Quelles relations entretenez-vous avec le nouveau président ?

Elles sont cordiales. Nous nous connaissons bien et depuis longtemps. Mais maintenant, je ne l’appelle plus « Ali ». Je l’appelle « monsieur le président »… 

Avez-vous envisagé, comme cela a pu se dire, de vous présenter à l’élection présidentielle ?

Jamais, même si on m’y a fortement incité. D’abord, je n’en avais pas l’envie. Je suis très bien où je suis, je n’ai pas fini mon travail et je respecte mes engagements. Ensuite, même si je l’avais voulu, je savais que les conditions n’étaient pas réunies pour réussir : il faut de l’argent – même si j’en aurais sans doute trouvé –, un parti, des infrastructures et du temps pour se préparer. Enfin, j’avais dit au président Omar Bongo, il y a déjà longtemps, que le jour où il se retirerait de la politique, je me retirerais avec lui. 

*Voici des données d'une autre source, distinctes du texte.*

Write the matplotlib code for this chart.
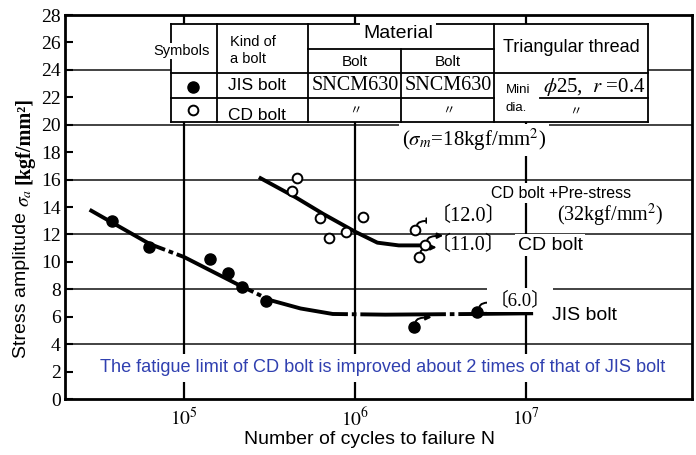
import matplotlib
matplotlib.use("Agg")
import matplotlib.pyplot as plt
from matplotlib.transforms import Affine2D, offset_copy
from matplotlib.lines import Line2D
from matplotlib.patches import Rectangle

plt.rcParams['mathtext.fontset'] = 'stix'
SERIF = ['Liberation Serif', 'Noto Sans CJK JP']
SANS = 'Liberation Sans'

# test points
jis_n = [3.8e4, 6.2e4, 1.42e5, 1.81e5, 2.18e5, 3.0e5, 2.2e6, 5.2e6]
jis_s = [13.0, 11.1, 10.2, 9.2, 8.2, 7.15, 5.25, 6.35]
jis_runout_n = [2.2e6, 5.2e6]
jis_runout_s = [5.25, 6.35]

cd_n = [4.6e5, 4.3e5, 6.2e5, 7.0e5, 8.9e5, 1.11e6, 2.24e6, 2.57e6, 2.35e6]
cd_s = [16.1, 15.2, 13.2, 11.75, 12.2, 13.3, 12.3, 11.2, 10.35]
cd_runout_n = [2.24e6, 2.57e6, 2.35e6]
cd_runout_s = [12.3, 11.2, 10.35]

# hand drawn S-N curves
jis_curve_n = [2.8e4, 6.3e4, 1.0e5, 2.1e5, 3.2e5, 4.8e5, 7.4e5, 1.5e6, 5.0e6, 1.1e7]
jis_curve_s = [13.8, 11.3, 10.35, 8.3, 7.2, 6.6, 6.2, 6.15, 6.2, 6.25]
cd_curve_n = [2.8e5, 4.5e5, 6.5e5, 1.0e6, 1.35e6, 1.8e6, 2.4e6]
cd_curve_s = [16.1, 14.7, 13.5, 12.2, 11.4, 11.2, 11.2]

y_ticks = list(range(0, 29, 2))
x_ticks = [1e5, 1e6, 1e7]
x_labels = [r'$10^5$', r'$10^6$', r'$10^7$']
grid_y = [4, 8, 12, 16, 20, 24]

W, H = 696, 455
fig = plt.figure(figsize=(W / 100, H / 100), dpi=100)
ax = fig.add_axes([65 / W, 1 - 399 / H, (692 - 65) / W, (399 - 15) / H])
px = Affine2D().scale(1 / W, -1 / H).translate(0, 1) + fig.transFigure

ax.set_xscale('log')
ax.set_xlim(2.01e4, 9.35e7)
ax.set_ylim(0, 28)

for g in grid_y:
    ax.axhline(g, color='#222222', lw=1.2, zorder=1)
for g in x_ticks:
    ax.axvline(g, color='black', lw=1.6, zorder=1)

ax.plot(jis_curve_n, jis_curve_s, color='black', lw=2.8, dashes=(22, 1.0, 1.2, 1.0), zorder=4)
ax.plot(cd_curve_n, cd_curve_s, color='black', lw=2.8, zorder=4)
ax.plot(jis_n, jis_s, 'o', ms=8, color='black', zorder=5)
ax.plot(cd_n, cd_s, 'o', ms=7, mfc='white', mec='black', mew=1.4, zorder=5)

# run-out arrows: up from the top of the point, then to the right
tail = offset_copy(ax.transData, fig=fig, x=1.5, y=3.5, units='points')
head = offset_copy(ax.transData, fig=fig, x=13, y=7, units='points')
for n, s in list(zip(jis_runout_n, jis_runout_s)) + list(zip(cd_runout_n, cd_runout_s)):
    ax.annotate('', xy=(n, s), xycoords=head, xytext=(n, s), textcoords=tail,
                arrowprops=dict(arrowstyle='-|>', color='black', lw=1.4,
                                mutation_scale=8, shrinkA=0, shrinkB=0,
                                connectionstyle='angle3,angleA=90,angleB=0'), zorder=4)

ax.set_yticks(y_ticks)
ax.set_xticks(x_ticks)
ax.set_xticklabels(x_labels)
ax.minorticks_off()
ax.tick_params(axis='y', direction='in', length=6, width=1.5, pad=3)
ax.tick_params(axis='x', direction='in', length=0, pad=6)
for lab in ax.get_yticklabels() + ax.get_xticklabels():
    lab.set_family(SERIF)
    lab.set_fontsize(14)
for sp in ax.spines.values():
    sp.set_linewidth(2)

fig.text(22, 285, 'Stress amplitude', transform=px, rotation=90, ha='center', va='center',
         family=SANS, fontsize=14)
fig.text(24, 198, r'$\sigma_a$', transform=px, rotation=90, ha='center', va='center',
         fontsize=14)
fig.text(25, 140, '[kgf/mm²]', transform=px, rotation=90, ha='center', va='center',
         family=SERIF, fontsize=14.5, weight='bold')
fig.text(369, 440, 'Number of cycles to failure N', transform=px, ha='center', va='center',
         family=SANS, fontsize=14)

# legend / material table
fig.add_artist(Rectangle((171, 24), 477, 98, transform=px, facecolor='white',
                         edgecolor='none', zorder=2))
for y, x0, x1 in [(24, 171, 648), (49, 308, 494), (73, 171, 648), (98, 171, 494),
                  (98, 540, 648), (122, 171, 648)]:
    fig.add_artist(Line2D([x0, x1], [y, y], transform=px, color='black', lw=1.3, zorder=3))
for x, y0, y1 in [(171, 24, 122), (217, 24, 122), (308, 24, 122), (401, 49, 122),
                  (494, 24, 122), (648, 24, 122)]:
    fig.add_artist(Line2D([x, x], [y0, y1], transform=px, color='black', lw=1.3, zorder=3))


def t(x, y, s, size, family=SANS, **kw):
    kw.setdefault('ha', 'center')
    kw.setdefault('va', 'center')
    return fig.text(x, y, s, transform=px, fontsize=size, family=family, zorder=4, **kw)


t(182, 51, 'Symbols', 10.5, bbox=dict(fc='white', ec='none', pad=1))
t(230, 42, 'Kind of', 10.5, ha='left')
t(230, 59, 'a bolt', 10.5, ha='left')
t(228, 86, 'JIS bolt', 12.5, ha='left')
t(228, 116, 'CD bolt', 12.5, ha='left')
fig.add_artist(Line2D([193], [87], transform=px, marker='o', ms=8, color='black', zorder=4))
fig.add_artist(Line2D([193], [110], transform=px, marker='o', ms=7, mfc='white',
                      mec='black', mew=1.4, zorder=4))
t(398, 33, 'Material', 14, bbox=dict(fc='white', ec='none', pad=2))
t(355, 62, 'Bolt', 11)
t(448, 62, 'Bolt', 11)
t(571, 48, 'Triangular thread', 13)
t(355, 86, 'SNCM630', 14.5, family=SERIF)
t(448, 86, 'SNCM630', 14.5, family=SERIF)
t(355, 111, '〃', 9, family='Noto Sans CJK JP')
t(448, 111, '〃', 9, family='Noto Sans CJK JP')
t(575, 112, '〃', 9, family='Noto Sans CJK JP')
t(506, 90, 'Mini', 9.5, ha='left')
t(506, 108, 'dia.', 9.5, ha='left')
t(594, 87, r'$\phi$25,  $r$ =0.4', 15, family=SERIF)

white = dict(fc='white', ec='none', pad=2)
t(474, 140, r'($\sigma_m$=18kgf/mm$^2$)', 15, family=SERIF, bbox=white)
t(561, 193, 'CD bolt +Pre-stress', 11.5, bbox=white)
t(610, 215, '(32kgf/mm$^2$)', 14.5, family=SERIF, bbox=white)
t(468, 216, '〔12.0〕', 14.5, family=SERIF, bbox=white)
t(468, 245, '〔11.0〕', 14.5, family=SERIF)
t(550, 245, 'CD bolt', 14, bbox=white)
t(520, 300, '〔6.0〕', 13.5, family=SERIF, bbox=white)
t(584, 315, 'JIS bolt', 14, bbox=white)
t(383, 368, 'The fatigue limit of CD bolt is improved about 2 times of that of JIS bolt',
  13.1, color='#3040b0', bbox=dict(fc='white', ec='none', pad=4))

fig.savefig('out.png', dpi=100)
plt.close(fig)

Comment avez-vous vécu sa disparition ?

Ce fut extrêmement douloureux. Il m’a entouré de son affection tout au long de ma carrière. Il m’a toujours soutenu, je lui dois mon élection à la tête de la Commission, il était bon et généreux. C’est très difficile de voir disparaître tout cela. 

Dix-sept pays africains célèbrent cette année le cinquantième anniversaire de leur indépendance. Quel bilan tirez-vous de ces cinquante ans écoulés ?

Il faut être franc, il est loin d’être flatteur. Je ne parle même pas de démocratie mais de gouvernance. La Chine n’est pas démocratique, mais elle avance. D’autres pays – comme la Corée du Sud ou la Malaisie – se sont développés sans démocratie à leurs débuts. La différence ? Des dirigeants éclairés… On peut considérer que les grandes puissances, qui nous ont imposé nombre de diktats, ne nous ont pas aidés. Que l’Occident a sa part de responsabilité dans ce constat. Mais les principaux responsables, c’est nous. 

De quoi l’Afrique a-t-elle le plus besoin aujourd’hui ?

D’unité. Sinon, nous resterons condamnés à regarder le monde changer sans nous.